0

# Introduction

Given is a vehicle which is moving past a station. If the vehicle passes the station (for simplicity determined by GPS) it sends RF-signals, to the station saying "Hello I am here now" marked as A and "Bye I am leaving" marked as B. The station is just a µ-Controller logging the received signals in a file with a timestamp and a corresponding letter (A or B). The time on the µC is set by hand and drifts over time. The vehicle also logs the sent messages with a timestamp. Usually this works well, 98% of all bypasses are good (A followed by B).

But there are a few stations 5% or so, for which only about 60% of bypasses are good. Now my task is to find out why this is not working correctly!

# Approach

So I plotted the data: On the x-axis is the period under review. On the y-axis is the minimal time delta, in seconds, from the station to any corresponding (A or B) log entry in the vehicle, for one station entry.

## Time-drift correction

Thinking that the slope you can see is the drift over time and the offset is the time-shift cased by manually setting the clock on the µC, I found the function y = k*x + d and corrected the shifts.

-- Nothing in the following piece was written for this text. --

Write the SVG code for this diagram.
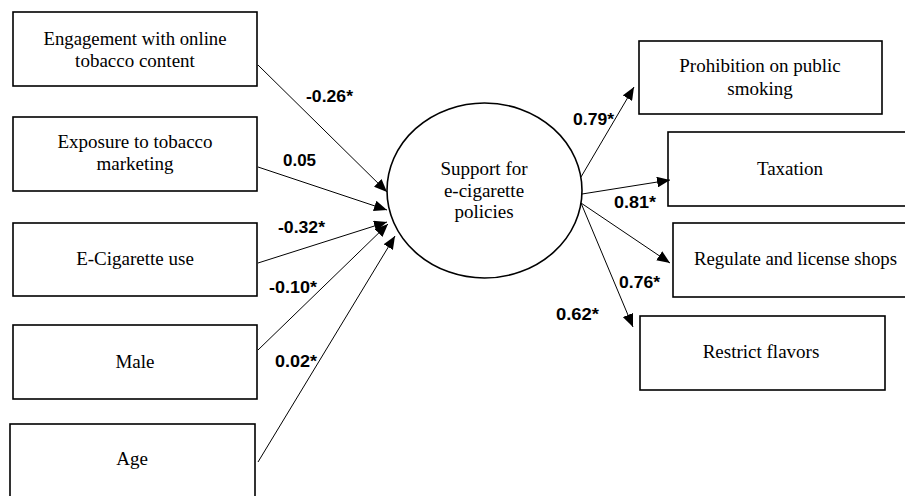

So I got this: (which does not look better to be honest)

Same axis as before. In red is the data which has a minimal delta over 60 seconds.

## Synchronization

Now thinking that the time is not synchronized perfectly, I experimented with some algorithms. Namely DTW from github and Biopython's pairwise2 needle algorithm.

### DTW

The input data for DTW was the ordered (by timestamp) sequence of the differences between an A or B.

np.delete(n1.diff().to_numpy(),0) whereby the n1 is a Pandas Dataframe. It found missing data, both on the vehicle side and on the station side.

### Needleman–Wunsch algorithm

The input data for align-class was just the sequence of A & Bs without the timestamp.

It found missing data, both on the vehicle side and on the station side.

### Realizing

I was now realizing that the drift correction was unnecessary, as the timestamp is either not used (align) or a lagged difference is calculated (DTW). Also verified by plotting the DTW - path and the alignment-score of align before and after the correction.

# Question

What I want to know is, which algorithm can I use to determine a shift for synchronizing the data-sets, when assuming one data-set is perfect (the vehicle side). And which sub-set is probably the corresponding one on the station side.